What are you scared of?

It’s a question I pose to all of my clients when they know what they want to do but can’t seem to take the first step.

It’s a simple enough inquiry, but for some clients, answering it is tougher than solving a Rubik’s Cube.

A year ago, I worked with a client, Bill, who was having incredible success in sales. However, as his success grew, his contentment plummeted. He had trouble sleeping and would lay awake at night, terrified that everything he’d worked so hard for could just disappear. This fear is not uncommon. In fact, studies show that a vast majority of millionaires feel as though they’re stuck on a treadmill, believing that one misstep could cost them everything. Instead of enjoying the fruits of their labor, they’re too busy stressing out about producing more and maintaining the status quo. Bill constantly projected himself into the future, imagining how awful it would feel to fall from the height he’d achieved and wondering how he would pay his bills if he lost income.

Then there was “Mary.” I mentored her as she was starting her business as a health coach. Her instincts were dead on and her coaching method was flawless, but she was scared. She questioned her choices endlessly, wondering if she should pursue a more “stable” line of work.

In service to their growth, I needed to help both clients uncover what they were truly scared of, and it was no surprise that the root of their fears was the same: their childhoods.

Bill had grown up with a dad whose career was a complete roller coaster. Some days he had money. Some days he didn’t. Mary was raised by a single mom who struggled to make ends meet, and she frequently spoke of the importance of stability and practicality.

Psychologists argue that most people’s patterns and beliefs about success and money are largely set by age seven.  Nonetheless, most people don’t think much about setting their own definitions for success. I encourage them to analyze their own lives and upbringings: What was the conversation like in your house about careers? Did your parents struggle with money? Did they have lots of it? And, more importantly, what beliefs did your 7-year-old self buy into? Are they still driving you today?

Asking myself those questions is what led me to my life’s work of being a career coach, but it took some trial and error.

  1. What was the conversation like in your house about careers? My parents, and most of their friends, were entrepreneurs. One month they were buying fancy sports cars; the next month, they were selling them… Feast or famine! I’ll never forget my dad’s words as I grew up: “Ashley, you have two choices in your career… You can ride a carousel or a roller coaster.” What he meant at the time was the dichotomy between working for the man or working for yourself—but my 7-year7old self didn’t grasp that.
  1. What beliefs did your 7-year-old self buy into? Even as a child, I thought: “I don’t want to hop on a rollercoaster.” I equated it with chaos and uncertainty—and with selling our cars. Later in life, I initially decided a carousel ride would be fine for me: at least I’d be able to afford the payments on my practical sedan. For the longest time, I bought into this belief system.
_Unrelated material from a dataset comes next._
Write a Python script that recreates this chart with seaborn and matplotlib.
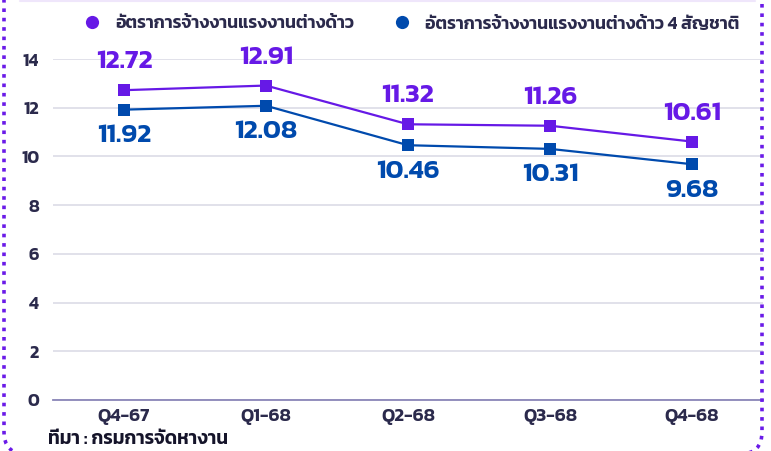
import matplotlib
matplotlib.use("Agg")
import matplotlib.pyplot as plt
import seaborn as sns
import pandas as pd
from matplotlib.patches import FancyBboxPatch
from matplotlib.transforms import IdentityTransform
from matplotlib.lines import Line2D

quarters = ["Q4-67", "Q1-68", "Q2-68", "Q3-68", "Q4-68"]
series_names = ["อัตราการจ้างงานแรงงานต่างด้าว", "อัตราการจ้างงานแรงงานต่างด้าว 4 สัญชาติ"]
foreign_all = [12.72, 12.91, 11.32, 11.26, 10.61]
foreign_4 = [11.92, 12.08, 10.46, 10.31, 9.68]
yticks = [0, 2, 4, 6, 8, 10, 12, 14]
source_text = "ที่มา : กรมการจัดหางาน"

PURPLE = "#6619E6"
BLUE = "#004AAD"
DARK = "#2B2A4C"

sns.set_theme(style="white")
plt.rcParams["font.family"] = ["Kanit", "Prompt", "DejaVu Sans"]

df = pd.DataFrame({
    "quarter": quarters * 2,
    "x": list(range(len(quarters))) * 2,
    "value": foreign_all + foreign_4,
    "series": [series_names[0]] * len(quarters) + [series_names[1]] * len(quarters),
})

fig = plt.figure(figsize=(7.71, 4.51), dpi=100)
ax = fig.add_axes([53 / 771, 1 - 400 / 451, (763 - 53) / 771, (400 - 59) / 451])

sns.lineplot(data=df, x="x", y="value", hue="series", style="series",
             palette=[PURPLE, BLUE], markers=["s", "s"], dashes=False,
             markersize=9, linewidth=1.6, markeredgewidth=0, ax=ax, legend=False)

ax.set_xlim(-0.5, len(quarters) - 0.5)
ax.set_ylim(0, 14)
ax.set_yticks(yticks)
ax.set_xticks(range(len(quarters)))
ax.set_xticklabels(quarters)
ax.set_xlabel("")
ax.set_ylabel("")
ax.grid(axis="y", color="#DCDCE6", linewidth=1.2)
ax.set_axisbelow(True)
for s in ["top", "right", "left"]:
    ax.spines[s].set_visible(False)
ax.spines["bottom"].set_color("#8A86B8")
ax.spines["bottom"].set_linewidth(1.3)
ax.tick_params(axis="both", length=0, colors=DARK)
ax.tick_params(axis="y", pad=10, labelsize=13)
ax.tick_params(axis="x", pad=6, labelsize=13.5)
for lab in ax.get_xticklabels() + ax.get_yticklabels():
    lab.set_fontweight("semibold")

for i, v in enumerate(foreign_all):
    ax.annotate(f"{v:.2f}", (i, v), xytext=(0, 20), textcoords="offset points",
                ha="center", va="center", color=PURPLE, fontsize=19.5,
                fontweight="semibold", annotation_clip=False)
for i, v in enumerate(foreign_4):
    ax.annotate(f"{v:.2f}", (i, v), xytext=(0, -19), textcoords="offset points",
                ha="center", va="center", color=BLUE, fontsize=19.5,
                fontweight="semibold", annotation_clip=False)

handles = [Line2D([], [], marker="o", linestyle="none", markersize=9.5,
                  markerfacecolor=c, markeredgewidth=0) for c in (PURPLE, BLUE)]
fig.legend(handles, series_names, loc="center", bbox_to_anchor=(407 / 771, 1 - 24 / 451),
           ncol=2, frameon=False, handletextpad=0.3, columnspacing=1.7,
           prop={"weight": "semibold", "size": 12.7}, labelcolor=DARK)

fig.text(48 / 771, 1 - 439 / 451, source_text, ha="left", va="center",
         fontsize=13.5, fontweight="semibold", color="#15142A")

fig.add_artist(Line2D([20 / 771, 755 / 771], [1 - 1 / 451, 1 - 1 / 451],
                      transform=fig.transFigure, color="#EFE6FB", linewidth=1.5))
border = FancyBboxPatch((4, -3), 758, 480, boxstyle="round,pad=0,rounding_size=22",
                        transform=IdentityTransform(), fill=False, edgecolor="#6A1BE8",
                        linewidth=2.6, linestyle=(0, (1, 1.6)))
fig.add_artist(border)

fig.savefig("out.png", dpi=100)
Not surprisingly, the quest for predictability and security totally ran my life. From an early age, I set my sights on government work. Not just any government work, though: I wanted to be an operative in the CIA. I did everything I needed to do to get there and by the time I was 23 years old, while most of my peers were still “paying their dues” in their first post-college jobs, I was making roughly six figures and getting the kind of experience most people wait years for. If success was all about achieving the goals we set for ourselves, I’d achieved mine... So why was I so unhappy? Because, much like Bill and Mary, the “success” I had was inspired by fear, not passion. I’d never really stopped to ask myself if this was meant to be. All I knew was what wasn’t meant to be… the roller coaster ride.What fuels you? Is it fear or inspiration? Considering what fuel you put in your tank is powerful.
  1. Are those ideas still driving you today? That realization was a powerful moment for me, because I had to accept that my career up to that point a few years ago was in reaction to fear of failure. What I didn’t want to see, but what was happening all along, was that the career I was meant to have was the very one I feared the most: Entrepreneur. Friends told me, with increasing regularity, “You should be a career coach.” That sounds like poverty, I thought to myself. The whole notion was unpredictable and foolhardy. Subconsciously, I was living in reaction to my childhood experiences, and it was time for me to reprogram my beliefs… Specifically, the ones I held to be true about money, entrepreneurship and success.

In realizing I wanted to become a career coach—helping people find their purpose, land more job offers, and launch their dream business—I decided to stop accommodating what I thought the world wanted me to be.

As renowned author Wayne Dyer says: "don’t die with your music still in you." In order for you to achieve the success you know that’s inside of you, evaluate and challenge everything that you adopted as true in childhood.

To the little girl who believed that a roller coaster meant chaos, to the aspiring coaches who think coaching means poverty, to the employees who believe they need to bend their careers to accommodate the workforce, it’s really up to you.

Is it okay to still have fear?

Yes, it’s expected. The most successful people are constantly leaning into the edge of their fears. What makes them special is that they act anyway.